“Lá estava seu quadro. Sim, com todos os verdes e azuis, as linhas subindo e se cruzando, a tentativa de alcançar alguma coisa. Seria dependurado no sótão, pensava que seria destruído, Mas que importa?” Virgínia Woolf
Não me importa. Faço o que faço, pinto o que pinto, bordo o que bordo. Perdoem-me, não resisto a brincar e gracejar com ditos e expressões populares, ainda que fora de moda. Para isso servem as letras e as palavras, não? E hoje, um dia feliz dia bipolar, encontro-me nessa disposição. A extrema gravidade com que as pessoas levam a vida (e se levam) é extenuante, já vivi a fase, de pouco me serviu. Se, por acaso, minhas linhas se intercruzam na tela ou no papel, se meus azuis e verdes terminam por gerar amarelo, que seja! São sinais de fertilidade, generosidade, de espírito criativo. Não vim ao mundo para agradar alheios, bajular egos, me alienar de mim mesma, daquilo que vejo, sinto, toco, ouço, percebo. Não me basto, os outros, tampouco. Conviver -consigo e com os outros- tem seus percalços, exige um mínimo de autoconhecimento, não?
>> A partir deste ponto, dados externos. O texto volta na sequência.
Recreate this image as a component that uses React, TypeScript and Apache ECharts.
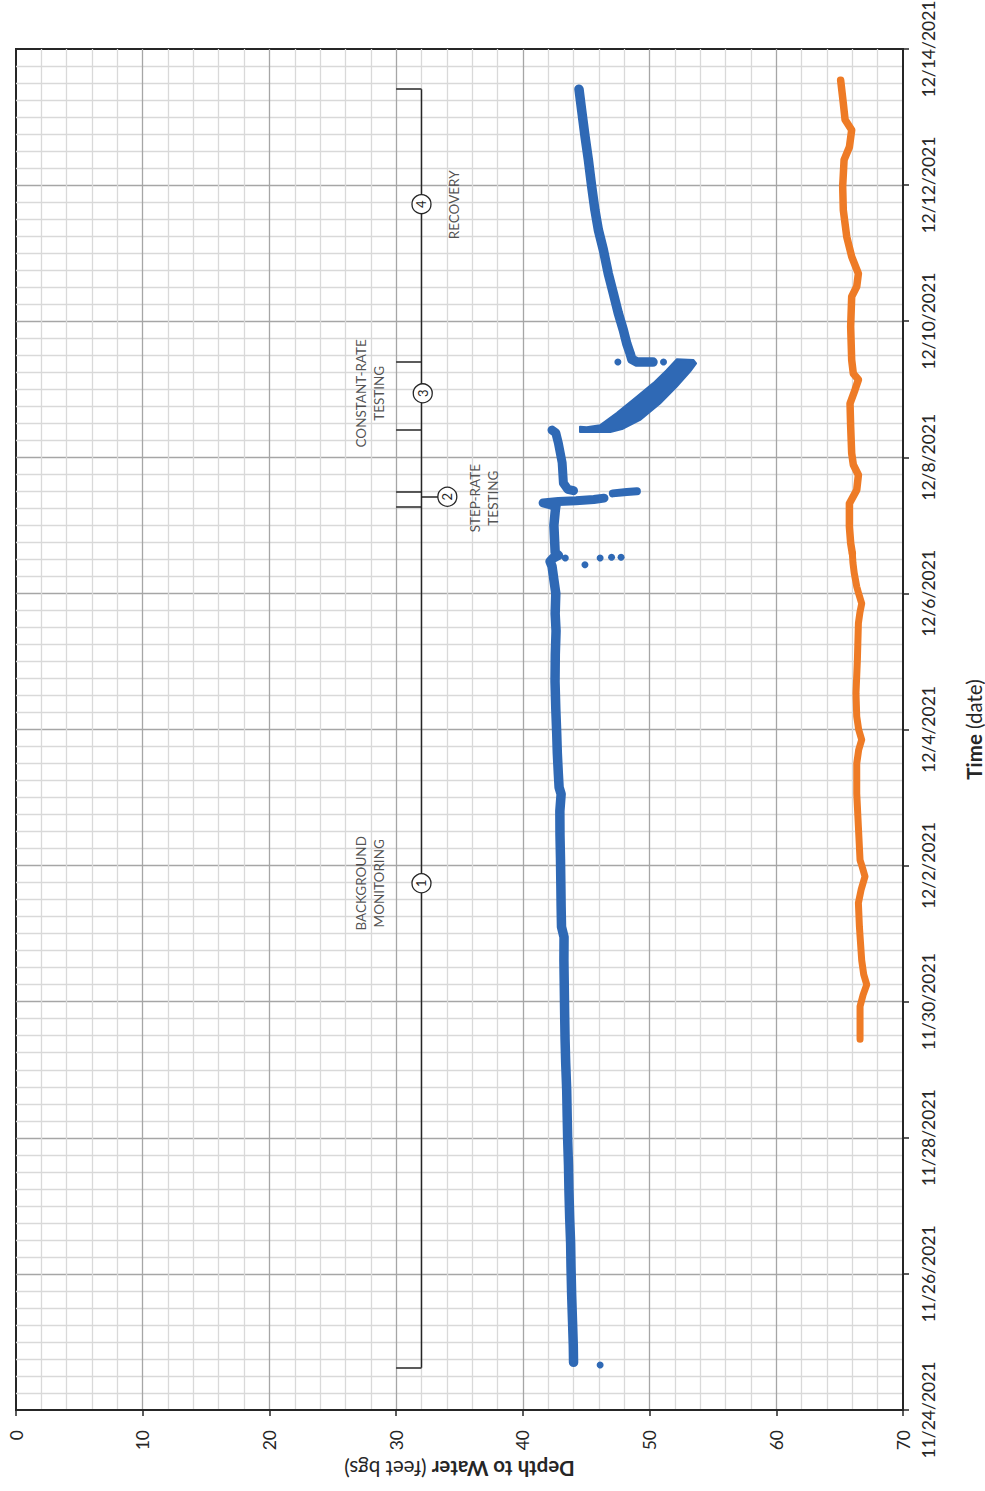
import React, { useEffect, useRef } from 'react';
import * as echarts from 'echarts';

const BLUE = '#2f69b5';
const ORANGE = '#ee7b26';
const INK = '#262626';
const FONT = 'Lato, "Noto Sans", sans-serif';

// Depth to water axis, feet below ground surface
const depthTicks = [0, 10, 20, 30, 40, 50, 60, 70];
// Time axis: days after 11/24/2021 00:00, labelled every 2 days
const dateLabels = [
  '11/24/2021', '11/26/2021', '11/28/2021', '11/30/2021', '12/2/2021', '12/4/2021',
  '12/6/2021', '12/8/2021', '12/10/2021', '12/12/2021', '12/14/2021',
];
const dayStep = 2;

// Pumping well readings, [day, depth ft]
const wellBackground: number[][] = [
  [0.70, 44.0], [0.95, 43.98], [1.30, 43.92], [1.70, 43.85], [2.10, 43.80], [2.45, 43.77],
  [2.80, 43.70], [3.20, 43.64], [3.60, 43.60], [3.95, 43.54], [4.30, 43.50], [4.70, 43.46],
  [5.10, 43.38], [5.45, 43.33], [5.80, 43.30], [6.20, 43.27], [6.60, 43.24], [6.95, 43.25],
  [7.10, 43.05], [7.40, 43.02], [7.70, 43.0], [8.10, 42.97], [8.45, 42.93], [8.80, 42.92],
  [9.05, 43.02], [9.15, 42.86], [9.35, 42.80], [9.65, 42.72], [9.95, 42.67], [10.30, 42.60],
  [10.70, 42.54], [11.10, 42.56], [11.45, 42.62], [11.70, 42.55], [12.00, 42.60], [12.20, 42.45],
  [12.40, 42.30], [12.47, 42.15], [12.52, 42.40], [12.56, 42.80], [12.60, 42.55], [12.80, 42.50],
  [13.00, 42.45], [13.20, 42.55], [13.28, 42.60],
];
const wellStepLow: number[][] = [
  [13.28, 42.6], [13.33, 41.6], [13.35, 42.8], [13.36, 44.2], [13.38, 45.6], [13.40, 46.4],
];
const wellStepHigh: number[][] = [[13.47, 47.1], [13.49, 48.2], [13.50, 49.0]];
const wellAfterStep: number[][] = [
  [13.51, 44.0], [13.53, 43.55], [13.62, 43.2], [13.92, 43.1], [14.21, 42.8], [14.36, 42.6], [14.40, 42.3],
];
// Outline of the constant-rate drawdown readings, [day, depth ft]
const drawdownEnvelope: number[][] = [
  [14.45, 44.51], [14.37, 44.51], [14.37, 46.9], [14.42, 47.9], [14.55, 49.25], [14.79, 50.82],
  [15.04, 52.14], [15.26, 53.19], [15.38, 53.67], [15.43, 53.45], [15.44, 52.14], [15.28, 51.35],
  [15.09, 50.30], [14.89, 48.99], [14.65, 47.41], [14.47, 46.09], [14.44, 45.04],
];
const wellRecovery: number[][] = [
  [15.40, 50.27], [15.40, 49.0], [15.44, 48.6], [15.53, 48.46], [15.67, 48.2], [15.87, 47.93],
  [16.12, 47.53], [16.41, 47.14], [16.70, 46.74], [17.05, 46.35], [17.34, 45.96], [17.63, 45.69],
  [17.98, 45.43], [18.37, 45.17], [18.71, 44.91], [19.10, 44.64], [19.41, 44.43],
];
const wellStray: number[][] = [
  [0.66, 46.1], [12.52, 43.35], [12.42, 44.9], [12.52, 46.1], [12.53, 47.0], [12.53, 47.75],
  [15.40, 47.5], [15.40, 51.1],
];

// Observation well readings, [day, depth ft]
const obsHourly: number[][] = [
  [5.45, 66.61], [5.93, 66.61], [6.10, 66.85], [6.25, 67.14], [6.40, 66.90], [6.61, 66.74],
  [7.10, 66.56], [7.45, 66.48], [7.65, 66.70], [7.84, 67.0], [8.00, 66.75], [8.08, 66.61],
  [8.57, 66.48], [9.06, 66.35], [9.50, 66.35], [9.70, 66.50], [9.85, 66.74], [10.00, 66.50],
  [10.19, 66.35], [10.53, 66.29], [11.02, 66.40], [11.56, 66.48], [11.72, 66.60], [11.85, 66.74],
  [12.00, 66.50], [12.10, 66.35], [12.30, 66.15], [12.45, 66.05], [12.59, 66.0],
];
const obsDense: number[][] = [
  [12.59, 66.0], [12.74, 65.87], [12.98, 65.77], [13.32, 65.77], [13.52, 66.35], [13.74, 66.48],
  [13.89, 66.08], [14.06, 65.95], [14.45, 65.87], [14.79, 65.82], [14.99, 66.21], [15.14, 66.48],
  [15.23, 66.08], [15.43, 65.95], [15.92, 65.87], [16.36, 65.95], [16.51, 66.35], [16.70, 66.48],
  [16.95, 65.95], [17.24, 65.56], [17.63, 65.29], [17.98, 65.24], [18.37, 65.35], [18.56, 65.77],
  [18.81, 65.95], [18.96, 65.43], [19.20, 65.29], [19.54, 65.08],
];

// Test phases along the annotation bracket
const phaseBounds = [0.62, 13.28, 13.49, 14.40, 15.40, 19.41];
const bracketDepth = 32;
const bracketTickDepth = 30;
const phaseMarkers: (number | string)[][] = [
  [32, 7.74, '1'], [34.04, 13.42, '2'], [32.1, 14.94, '3'], [32, 17.72, '4'],
];
const stepConnector = [[32, 13.42], [33.3, 13.42]];
const phaseNames: (number | string)[][] = [
  [27.94, 7.74, 'BACKGROUND\nMONITORING'],
  [27.94, 14.94, 'CONSTANT-RATE\nTESTING'],
  [36.93, 13.40, 'STEP-RATE\nTESTING'],
  [34.53, 17.71, 'RECOVERY'],
];

const toXY = (rows: number[][]) => rows.map(([t, d]) => [d, t]);

const trace = (data: number[][], color: string, width: number) => ({
  type: 'line',
  data: toXY(data),
  symbol: 'none',
  silent: true,
  z: 5,
  lineStyle: { color, width, cap: 'round', join: 'round' },
});

export default function App() {
  const ref = useRef<HTMLDivElement>(null);

  useEffect(() => {
    if (!ref.current) return;
    const chart = echarts.init(ref.current, null, { renderer: 'svg' });

    const axisLine = { show: true, onZero: false, lineStyle: { color: INK, width: 2 } };
    const labelText = { fontFamily: FONT, fontSize: 17.5, color: INK };
    const nameText = { fontFamily: FONT, fontSize: 20.5, color: INK };
    const majorGrid = {
      show: true,
      showMinLine: false,
      showMaxLine: false,
      lineStyle: { color: '#a6a6a6', width: 1.3 },
    };
    const minorGrid = { show: true, lineStyle: { color: '#d9d9d9', width: 1.3 } };
    const outerTick = { show: true, length: 6, lineStyle: { color: INK, width: 1.5 } };

    chart.setOption({
      animation: false,
      grid: {
        left: 16,
        top: 49,
        width: 887,
        height: 1361,
        show: true,
        borderColor: INK,
        borderWidth: 2,
        backgroundColor: 'transparent',
        outerBoundsMode: 'none',
      },
      xAxis: {
        type: 'value',
        position: 'bottom',
        min: depthTicks[0],
        max: depthTicks[depthTicks.length - 1],
        interval: depthTicks[1] - depthTicks[0],
        axisLine,
        axisTick: outerTick,
        axisLabel: { ...labelText, rotate: 90, margin: 20 },
        splitLine: majorGrid,
        minorTick: { show: false, splitNumber: 5 },
        minorSplitLine: minorGrid,
        name: '{b|Depth to Water} {n|(feet bgs)}',
        nameLocation: 'middle',
        nameRotate: 180,
        nameGap: 48,
        nameTextStyle: {
          ...nameText,
          rich: {
            b: { ...nameText, fontWeight: 'bold' },
            n: { ...nameText },
          },
        },
      },
      yAxis: {
        type: 'value',
        position: 'right',
        min: 0,
        max: (dateLabels.length - 1) * dayStep,
        interval: dayStep,
        axisLine,
        axisTick: outerTick,
        axisLabel: {
          ...labelText,
          rotate: 90,
          margin: 16,
          formatter: (v: number) => dateLabels[Math.round(v / dayStep)] ?? '',
        },
        splitLine: majorGrid,
        minorTick: { show: false, splitNumber: 8 },
        minorSplitLine: minorGrid,
        name: '{b|Time} {n|(date)}',
        nameLocation: 'middle',
        nameRotate: 90,
        nameGap: 60,
        nameTextStyle: {
          ...nameText,
          rich: {
            b: { ...nameText, fontWeight: 'bold' },
            n: { ...nameText },
          },
        },
      },
      series: [
        // annotation bracket with phase ticks
        {
          type: 'line',
          data: [
            [bracketDepth, phaseBounds[0]],
            [bracketDepth, phaseBounds[phaseBounds.length - 1]],
          ],
          symbol: 'none',
          silent: true,
          z: 3,
          lineStyle: { color: INK, width: 1.5 },
          markLine: {
            silent: true,
            symbol: ['none', 'none'],
            label: { show: false },
            lineStyle: { color: INK, width: 1.5, type: 'solid' },
            data: [
              ...phaseBounds.map((t) => [
                { coord: [bracketTickDepth, t] },
                { coord: [bracketDepth, t] },
              ]),
              [{ coord: stepConnector[0] }, { coord: stepConnector[1] }],
            ],
          },
        },
        {
          type: 'scatter',
          data: phaseMarkers,
          symbol: 'circle',
          symbolSize: 19,
          silent: true,
          z: 4,
          itemStyle: { color: '#ffffff', borderColor: INK, borderWidth: 1.3, opacity: 1 },
          label: {
            show: true,
            position: 'inside',
            rotate: 90,
            formatter: (p: any) => p.data[2],
            fontFamily: FONT,
            fontSize: 13,
            color: INK,
          },
        },
        {
          type: 'scatter',
          data: phaseNames,
          symbol: 'circle',
          symbolSize: 1,
          silent: true,
          z: 4,
          itemStyle: { color: 'rgba(0,0,0,0)' },
          label: {
            show: true,
            position: 'inside',
            rotate: 90,
            align: 'center',
            verticalAlign: 'middle',
            lineHeight: 18,
            formatter: (p: any) => p.data[2],
            fontFamily: FONT,
            fontSize: 13.5,
            color: INK,
          },
        },
        // observation well
        trace(obsHourly, ORANGE, 7),
        trace(obsDense, ORANGE, 7.5),
        // pumping well
        trace(wellBackground, BLUE, 9.5),
        trace(wellStepLow, BLUE, 9),
        trace(wellStepHigh, BLUE, 8),
        trace(wellAfterStep, BLUE, 9),
        {
          type: 'custom',
          silent: true,
          z: 5,
          data: [[drawdownEnvelope[0][1], drawdownEnvelope[0][0]]],
          encode: { x: 0, y: 1 },
          renderItem: (_params: any, api: any) => ({
            type: 'polygon',
            shape: { points: drawdownEnvelope.map(([t, d]) => api.coord([d, t])) },
            style: { fill: BLUE, stroke: BLUE, lineWidth: 2, lineJoin: 'round' },
          }),
        },
        trace(wellRecovery, BLUE, 9.5),
        {
          type: 'scatter',
          data: toXY(wellStray),
          symbol: 'circle',
          symbolSize: 7,
          silent: true,
          z: 5,
          itemStyle: { color: BLUE, opacity: 1 },
        },
      ],
    });

    return () => chart.dispose();
  }, []);

  return (
    <div
      ref={ref}
      style={{ position: 'absolute', left: 0, top: 0, width: 985, height: 1491 }}
    />
  );
}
Mas deixemos disso, o que interessa é pegar numa tela, num papel em branco, misturar as cores, subir, descer, ir de um lado para outro, tervigersar, inventar imagens, contar histórias, criar versos, traçar letras, os diversos alfabetos do mundo, com todos os sotaques e sons, escrever com linhas tortas – o próprio Deus não faz assim ? Às vezes chegamos a algo, hoje, por exemplo, vejam acima o quadrinho, acertei; por vezes, ficamos a esmo ou no mesmo. Sim, podem pendurar meu quadro no sótão, guardar meus rabiscos, até mesmo jogá-los fora e queimá-los. Não busco a posteridade para viver a vida que me coube. Pois acredito que no final das contas:
Serão reflorestados os
desertos do mundo
E os desertos da alma
Os desesperados serão esperados
E os perdidos serão encontrados
Porque eles são os que se desesperaram por muito
esperar
E eles se perderam por tanto buscar.
Eduardo Galeano
5 Comments
Esse texto tem uma força absolutamente delicada. Viver a bipolaridade são para os fortes, mas também para os generosos que entendem que a alma não se reduz, não se molda. Sim, pode até brilhar menos as vezes, mas nada que o vivenciar das próprias questões, o assumir dos próprios limites, o amar a si próprio não posso garantir o re-acendimento da chama. Afinal o que importa se a parede fica na sala ou no sótão? Se o quadro estará pendurado ou esquecido? O que importa são as linhas verdes e azuis traçadas por uma alma brilhante em um dia bipolar. Isso sim é viver!
Que texto belo e libertador – “Não busco a posteridade para viver a vida que me coube”. Uma poética para as escrevinhadoras – preciso ler sempre.
Que bom, Carolina, e pensar que nunca ambicionei a poesia!
“E hoje, um dia feliz dia bipolar”, Vejo você, Júlia. Bem humorada, filosófica, mordaz. Delícia de texto. Que bom ver de volta a sua essência de escrevinhadora.
Verdade, Júlia! As cores que criamos não precisam ter sentido pra ninguém. Só pra nós mesmos. Também já não me perco mais nas avaliações dos outros. Vida que segue rica e torta. Por que não?